The unit will be taught through a combination of

  • asynchronous online materials and, if subsequently possible, synchronous face-to-face lectures
  • synchronous office hours
  • asynchronous directed individual formative activities and exercises
  • guided, structured reading
  • practical work in the laboratory
  • fieldwork

Students who either begin or pursue their studies in an online mode may be required to complete practical, field work, or alternative activities in person, either during the academic year 2020/21 or subsequently, in order to meet the intended learning outcomes for the unit, prepare them for subsequent units or to satisfy accreditation requirements.

Assessment Details

  • Formative online assessment in the middle of TB1
  • 100% summer timed, open-book exam. This exam will include questions on material covered in lectures and practicals from both TB1 and TB2 and will also cover local fieldwork.

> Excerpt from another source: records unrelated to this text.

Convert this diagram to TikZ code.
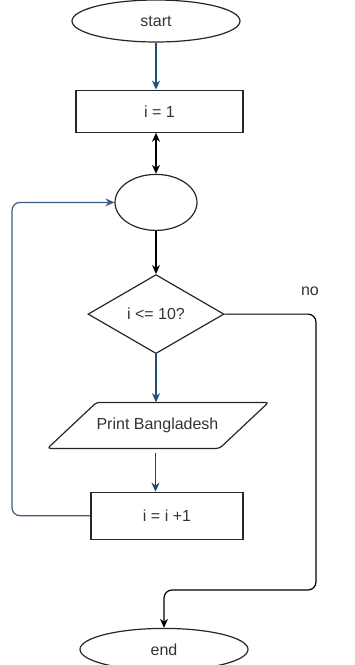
\documentclass[tikz,border=0pt]{standalone}
\usepackage{fontspec}
\setmainfont{Liberation Sans}
\usepackage{xcolor}
\usetikzlibrary{arrows.meta, positioning, shapes.geometric}

\definecolor{flowblue}{RGB}{31,78,121}
\definecolor{printblue}{RGB}{28,74,118}
\definecolor{loopblue}{RGB}{62,92,128}
\definecolor{txtgray}{RGB}{51,51,51}

\begin{document}
\begin{tikzpicture}[
      font=\fontsize{16}{19}\selectfont,
      every node/.style={text=txtgray},
      shapeline/.style={draw=black!85, line width=1.2pt, inner sep=0pt},
      term/.style={shapeline, ellipse, minimum width=168pt, minimum height=42pt},
      junct/.style={shapeline, ellipse, minimum width=82pt, minimum height=56pt},
      proc/.style={shapeline, rectangle, minimum width=167pt, minimum height=42pt},
      decis/.style={shapeline, diamond, aspect=1.72, minimum width=136pt,
                    minimum height=79pt},
      io/.style={rectangle, inner sep=0pt, minimum height=46pt,
                 minimum width=172pt},
      arr/.style={-{Stealth[length=9pt, width=8pt]}, line width=1.2pt},
      barr/.style={arr, draw=flowblue},
      karr/.style={arr, draw=black}
    ]
    \useasboundingbox (0pt,0pt) rectangle (355pt,-665pt);

    \node[term] (start) at (156pt,-21pt) {start};
    \node[proc, below=47pt of start, xshift=3.5pt] (init) {i = 1};
    \node[junct, below=41pt of init, xshift=-3.5pt] (join) {};
    \node[decis, below=43pt of join] (test) {i <= 10?};
    \node[io, below=48pt of test, xshift=1.5pt] (print) {Print Bangladesh};
    \node[proc, below=43pt of print, xshift=9.5pt, minimum width=152pt,
          minimum height=47pt] (incr) {i = i +1};
    \node[term, below=88pt of incr, xshift=-3pt] (end) {end};
    \node (nolab) at (310pt,-291pt) {no};

    % parallelogram round the print node
    \draw[shapeline, rounded corners=3pt]
      ([shift={(-110pt,-23pt)}]print.center) -- ([shift={(62pt,-23pt)}]print.center)
      -- ([shift={(111pt,23pt)}]print.center) -- ([shift={(-61pt,23pt)}]print.center)
      -- cycle;

    \coordinate (loopL) at (12pt,-516pt);
    \coordinate (noR) at (316pt,-590pt);

    \draw[printblue, line width=1.2pt, -{Stealth[length=9pt, width=8pt]}]
      ([xshift=-2pt, yshift=-4pt]print.south) -- ([xshift=-2pt]print.south |- incr.north);
    \draw[barr] (start.south) -- (start.south |- init.north);
    \draw[karr, {Stealth[length=9pt, width=8pt]}-{Stealth[length=9pt, width=8pt]}]
      (join.north |- init.south) -- (join.north);
    \draw[karr] (join) -- (test);
    \draw[barr] (test.south) -- (test.south |- print.north);
    % loop back
    \draw[arr, draw=loopblue, rounded corners=8pt]
      (incr.west) -| (loopL |- join) -- (join.west);
    % exit branch
    \draw[karr, rounded corners=8pt] (test.east) -| (noR) -| (end.north);
  \end{tikzpicture}
\end{document}
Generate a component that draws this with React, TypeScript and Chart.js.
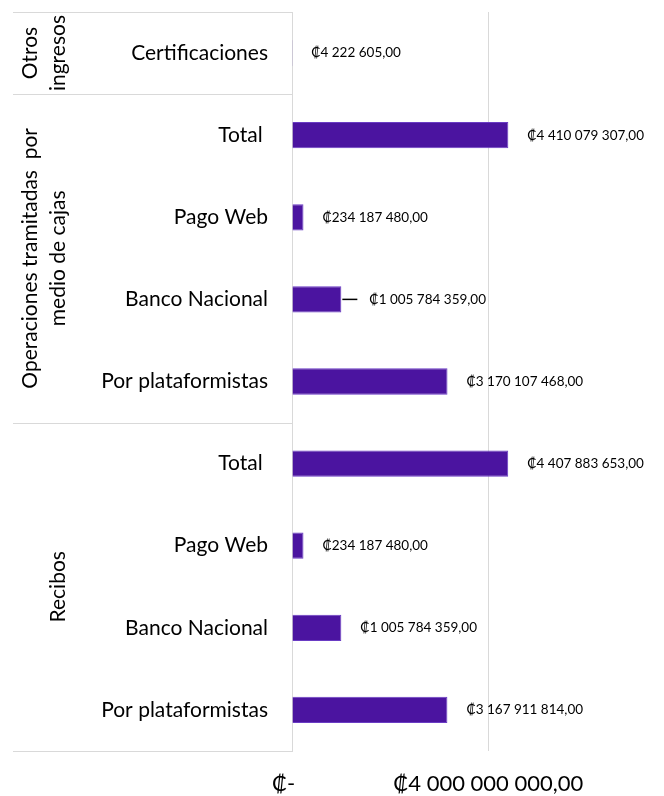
import React, { useEffect, useRef } from "react";
import { Chart, registerables } from "chart.js";

Chart.register(...registerables);

const categories = [
  "Certificaciones",
  "Total ",
  "Pago Web",
  "Banco Nacional",
  "Por plataformistas",
  "Total ",
  "Pago Web",
  "Banco Nacional",
  "Por plataformistas",
];

const values = [
  4222605, 4410079307, 234187480, 1005784359, 3170107468, 4407883653,
  234187480, 1005784359, 3167911814,
];

const groupNames = [["Otros", "ingresos"], ["Operaciones tramitadas  por", "medio de cajas"], ["Recibos"]];
const groupStarts = [0, 1, 5];
const groupCounts = [1, 4, 4];

const xTickValues = [0, 4000000000];

const FONT = "Lato, 'Noto Sans', 'DejaVu Sans', sans-serif";

const fmt = (v: number) => {
  if (v === 0) return "₡-   ";
  const [i, d] = v.toFixed(2).split(".");
  return "₡" + i.replace(/\B(?=(\d{3})+(?!\d))/g, " ") + "," + d;
};

const overlay = {
  id: "overlay",
  afterDraw(chart: any) {
    const ctx = chart.ctx as CanvasRenderingContext2D;
    const y = chart.scales.y;
    const area = chart.chartArea;
    const step = Math.abs(y.getPixelForValue(1) - y.getPixelForValue(0));
    ctx.save();
    ctx.strokeStyle = "#d9d9d9";
    ctx.lineWidth = 1;
    const bounds = [0, ...groupStarts.map((s, k) => s + groupCounts[k])];
    bounds.forEach((b) => {
      const py = Math.round(y.getPixelForValue(b) - step / 2) + 0.5;
      ctx.beginPath();
      ctx.moveTo(13, py);
      ctx.lineTo(area.left, py);
      ctx.stroke();
    });
    ctx.fillStyle = "#000";
    ctx.font = `21px ${FONT}`;
    ctx.textAlign = "center";
    ctx.textBaseline = "middle";
    groupNames.forEach((lines, k) => {
      const cy =
        (y.getPixelForValue(groupStarts[k]) +
          y.getPixelForValue(groupStarts[k] + groupCounts[k] - 1)) /
        2;
      const xs = lines.length === 2 ? [30, 58] : [58];
      lines.forEach((t, j) => {
        ctx.save();
        ctx.translate(xs[j], cy);
        ctx.rotate(-Math.PI / 2);
        ctx.fillText(t, 0, 0);
        ctx.restore();
      });
    });
    const meta = chart.getDatasetMeta(0);
    ctx.font = `13.5px ${FONT}`;
    ctx.textAlign = "left";
    meta.data.forEach((bar: any, i: number) => {
      const lead = i === 3;
      if (lead) {
        ctx.strokeStyle = "#000";
        ctx.lineWidth = 1.5;
        ctx.beginPath();
        ctx.moveTo(bar.x + 1, bar.y);
        ctx.lineTo(bar.x + 16, bar.y);
        ctx.stroke();
      }
      ctx.fillStyle = "#000";
      ctx.fillText(fmt(values[i]), bar.x + (lead ? 28 : 19), bar.y);
    });
    ctx.restore();
  },
};

export default function App() {
  const ref = useRef<HTMLCanvasElement>(null);
  useEffect(() => {
    document.body.style.margin = "0";
    const chart = new Chart(ref.current!, {
      type: "bar",
      data: {
        labels: categories,
        datasets: [
          {
            data: values,
            backgroundColor: "#4b14a0",
            borderColor: "#6a3cc4",
            borderWidth: 1,
            barPercentage: 0.32,
            categoryPercentage: 1,
          },
        ],
      },
      options: {
        indexAxis: "y",
        animation: false,
        responsive: false,
        maintainAspectRatio: false,
        layout: { padding: { top: 12, right: 9, left: 0, bottom: 0 } },
        plugins: { legend: { display: false }, tooltip: { enabled: false } },
        scales: {
          x: {
            min: 0,
            max: 7400000000,
            afterFit: (s: any) => {
              s.height = 45;
              s.paddingLeft = 0;
              s.paddingRight = 0;
            },
            afterBuildTicks: (s: any) => {
              s.ticks = xTickValues.map((v) => ({ value: v }));
            },
            grid: { color: "#d9d9d9", lineWidth: 1, drawTicks: false },
            border: { display: false },
            ticks: {
              padding: 20,
              color: "#000",
              font: { family: FONT, size: 22 },
              maxRotation: 0,
              callback: (v: any) => fmt(Number(v)),
            },
          },
          y: {
            afterFit: (s: any) => {
              s.width = 292;
              s.paddingTop = 0;
              s.paddingBottom = 0;
            },
            grid: { display: false, drawTicks: false },
            border: { display: true, color: "#d9d9d9" },
            ticks: {
              padding: 24,
              color: "#000",
              font: { family: FONT, size: 21 },
              autoSkip: false,
            },
          },
        },
      },
      plugins: [overlay],
    });
    return () => chart.destroy();
  }, []);
  return <canvas ref={ref} width={664} height={796} style={{ display: "block" }} />;
}
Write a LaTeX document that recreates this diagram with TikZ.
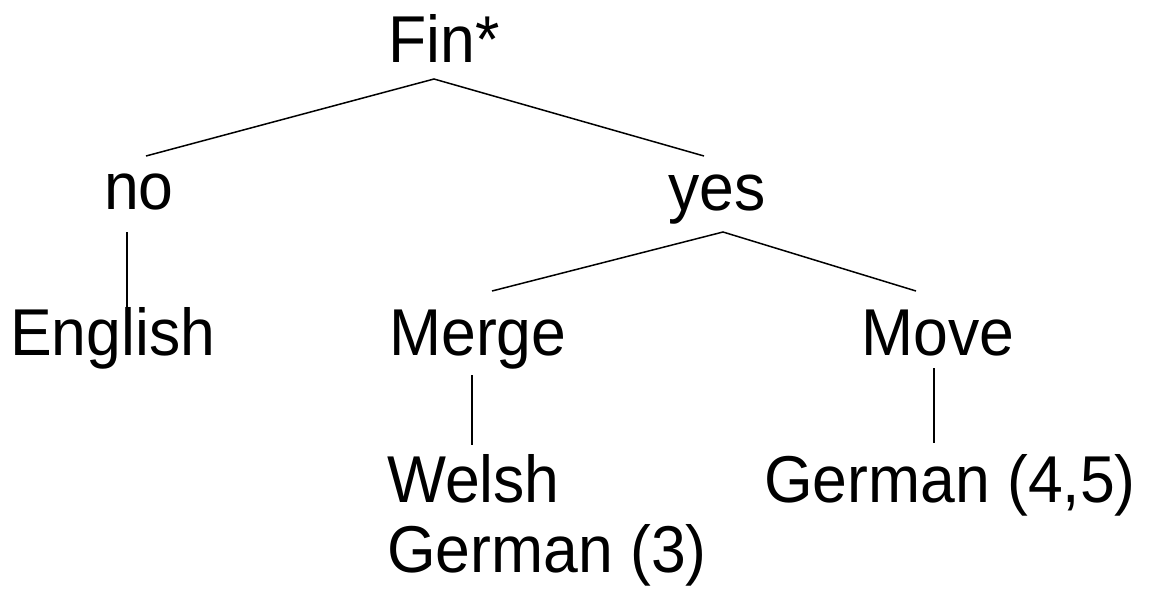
\documentclass[tikz,border=0pt]{standalone}
\usepackage{fontspec}
\setmainfont{Liberation Sans}
\newcommand{\tall}[1]{\scalebox{1}[1.06]{#1}}
\begin{document}
\begin{tikzpicture}[x=1pt,y=-1pt,
  lbl/.style={anchor=base west,inner sep=0pt,font=\fontsize{62.5}{70}\selectfont},
  edge/.style={line width=1.5pt}]
\useasboundingbox (0,0) rectangle (1151,590);
% labels
\node[lbl] (fin) at (388,62) {\tall{Fin*}};
\node[lbl] (no) at (104,209) {\tall{no}};
\node[lbl] (yes) at (668,210) {\tall{yes}};
\node[lbl] (eng) at (10,355) {\tall{English}};
\node[lbl] (merge) at (389,355) {\tall{Merge}};
\node[lbl] (move) at (861,355) {\tall{Move}};
\node[lbl] (welsh) at (387,502) {\tall{Welsh}};
\node[lbl] (ger3) at (387,572) {\tall{German (3)}};
\node[lbl] (ger45) at (764,502) {\tall{German (4,5)}};
% branch points
\coordinate (finB) at (434,79);
\coordinate (noT) at (146,156);
\coordinate (yesT) at (704,156);
\coordinate (noB) at (127,232);
\coordinate (engT) at (127,308);
\coordinate (yesB) at (723,232);
\coordinate (mergeT) at (492,291);
\coordinate (moveT) at (916,291);
\coordinate (mergeB) at (472,375);
\coordinate (welshT) at (472,445);
\coordinate (moveB) at (934,368);
\coordinate (gerT) at (934,443);
% branches
\draw[edge] (noT) -- (finB) -- (yesT);
\draw[edge] (noB) -- (engT);
\draw[edge] (mergeT) -- (yesB) -- (moveT);
\draw[edge] (mergeB) -- (welshT);
\draw[edge] (moveB) -- (gerT);
\end{tikzpicture}
\end{document}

Students should note that in addition to passing the summative assessment ALL formative assessment and practical work must be completed in order to be awarded the credit points for this unit.

Resources

If this unit has a Resource List, you will normally find a link to it in the Blackboard area for the unit. Sometimes there will be a separate link for each weekly topic.

If you are unable to access a list through Blackboard, you can also find it via the Resource Lists homepage. Search for the list by the unit name or code (e.g. EASC10002).